Against the backdrop of the first world war, a master spy's reunion with an old flame threatens to burn him to a crisp.
Downing splits his narrative between two ex-lovers, with details of the breakup included piecemeal. British agent Jack McColl is spending 1915 in India brooding about the end of his affair with American journalist Caitlin Hanley and waiting for news of his brother. Caitlin is in London, monitoring the execution of her own brother, Colm, for treasonous activities with the Irish Citizen Army. Even as McColl is called into service to help locate and intercept a German arms shipment, revolutionary stirrings simmer in India. McColl is gathering intelligence on these, and their connection to the weapons, as well. Meanwhile, Caitlin's grief intensifies her affinity for her brother's extreme politics, putting her at odds with McColl. She goes to Berlin to meet her brother's associates while McColl continues to track the gun shipment.The failure of this mission leads to McColl's reassignment to London but not before an interesting encounter with Gandhi himself. Caitlin returns to Dublin after her Continental trip and visits McColl's family in Glasgow while he pursues a new assignment in France and Holland.

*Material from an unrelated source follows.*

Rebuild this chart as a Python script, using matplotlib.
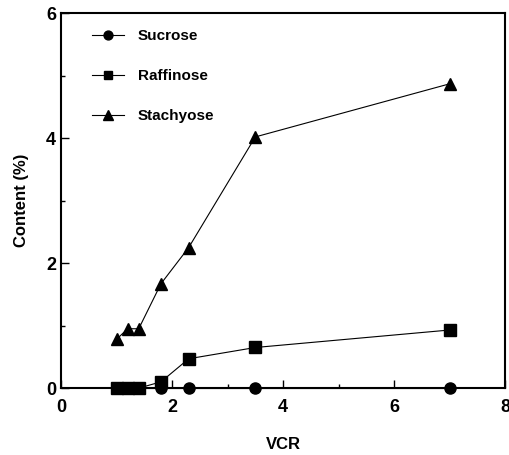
import matplotlib.pyplot as plt
from matplotlib.ticker import MultipleLocator

vcr = [1.0, 1.2, 1.4, 1.8, 2.3, 3.5, 7.0]
sucrose = [0, 0, 0, 0, 0, 0, 0]
raffinose = [0, 0, 0, 0.1, 0.47, 0.65, 0.93]
stachyose = [0.78, 0.95, 0.95, 1.67, 2.25, 4.02, 4.87]

plt.rcParams['font.family'] = ['Liberation Sans', 'DejaVu Sans']
plt.rcParams['font.weight'] = 'bold'

fig = plt.figure(figsize=(5.1, 4.55), dpi=100)
ax = fig.add_axes([0.1196, 0.147, 0.871, 0.824])

ax.plot(vcr, sucrose, 'k-', marker='o', ms=8, lw=0.8, clip_on=False, label='Sucrose')
ax.plot(vcr, raffinose, 'k-', marker='s', ms=8, lw=0.8, clip_on=False, label='Raffinose')
ax.plot(vcr, stachyose, 'k-', marker='^', ms=9, lw=0.8, clip_on=False, label='Stachyose')

ax.set_xlim(0, 8)
ax.set_ylim(0, 6)
ax.xaxis.set_major_locator(MultipleLocator(2))
ax.xaxis.set_minor_locator(MultipleLocator(1))
ax.yaxis.set_major_locator(MultipleLocator(2))
ax.yaxis.set_minor_locator(MultipleLocator(1))
ax.tick_params(which='both', direction='in', labelsize=13, width=1)
ax.tick_params(axis='x', which='both', pad=8)
ax.tick_params(which='major', length=6)
ax.tick_params(which='minor', length=3)
for s in ax.spines.values():
    s.set_linewidth(1.5)

ax.set_xlabel('VCR', fontsize=12, fontweight='bold', labelpad=15)
ax.set_ylabel('Content (%)', fontsize=12, fontweight='bold', labelpad=12)

leg = ax.legend(loc='upper left', bbox_to_anchor=(0.07, 0.957), frameon=False,
                fontsize=11, handlelength=2.1, labelspacing=1.7, borderpad=0,
                borderaxespad=0, handletextpad=0.9, markerscale=0.8)

fig.savefig('out.png', dpi=100)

This character-driven thriller, second in a series by the prolific Downing (Jack of Spies, 2014), has much exposition to catch the reader up in its opening chapters, but the author provides the same authentically detailed depiction of espionage in World War I that his John Russell series offers about World War II.
The book builds in interest and intensity as, bolstered by nuanced historical color, the protagonists grow in complexity.